Financial Planning Insight

From a financial perspective, this reform shifts focus from short-term income to long-term wealth creation. It acts as a forced saving mechanism, ensuring that employees build a retirement corpus without relying solely on personal discipline.

For individuals aiming to grow financially, understanding salary components becomes as important as choosing the right investments.

Final Thoughts

The new labour codes are not just a regulatory change they represent a shift in financial mindset. Instead of maximizing monthly cash in hand, the focus is now on securing the future through structured savings.

While the transition may feel uncomfortable initially, the long-term benefits outweigh the short-term adjustments.
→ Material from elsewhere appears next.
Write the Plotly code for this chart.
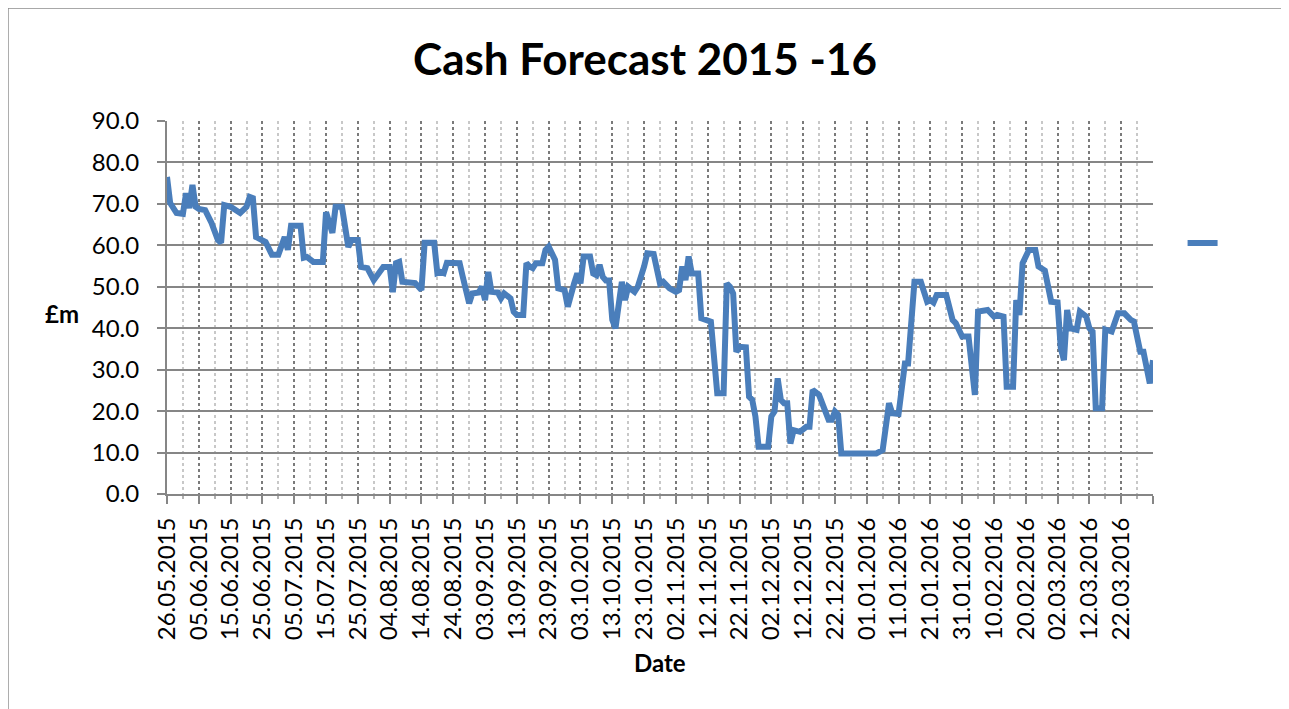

For employees, it is an opportunity to build wealth systematically, and for employers, it is a step toward transparent and compliant payroll systems.

In the end, the real question is not how much you take home today, but how well you are prepared for tomorrow.

Frequently Asked Questions (FAQs)

1.What are the new labour codes?
They are reforms that simplify labour laws and standardize wage and employment rules in India.

2.What is included in wages under the new law?
Wages include basic salary, dearness allowance, and retaining allowance.

3.What is the 50% wage rule?
Excluded components cannot exceed 50% of total salary, or the excess is added to wages.

4.Will my take-home salary reduce?
It may slightly decrease due to higher PF contributions but overall CTC remains the same.

5.How does the new rule affect PF?
PF contributions increase because they are calculated on a higher wage base.

6.What is the impact on gratuity?
Gratuity increases as it is calculated on higher wages.

 7.Are allowances completely removed?
No, allowances remain but are limited to 50% of total salary.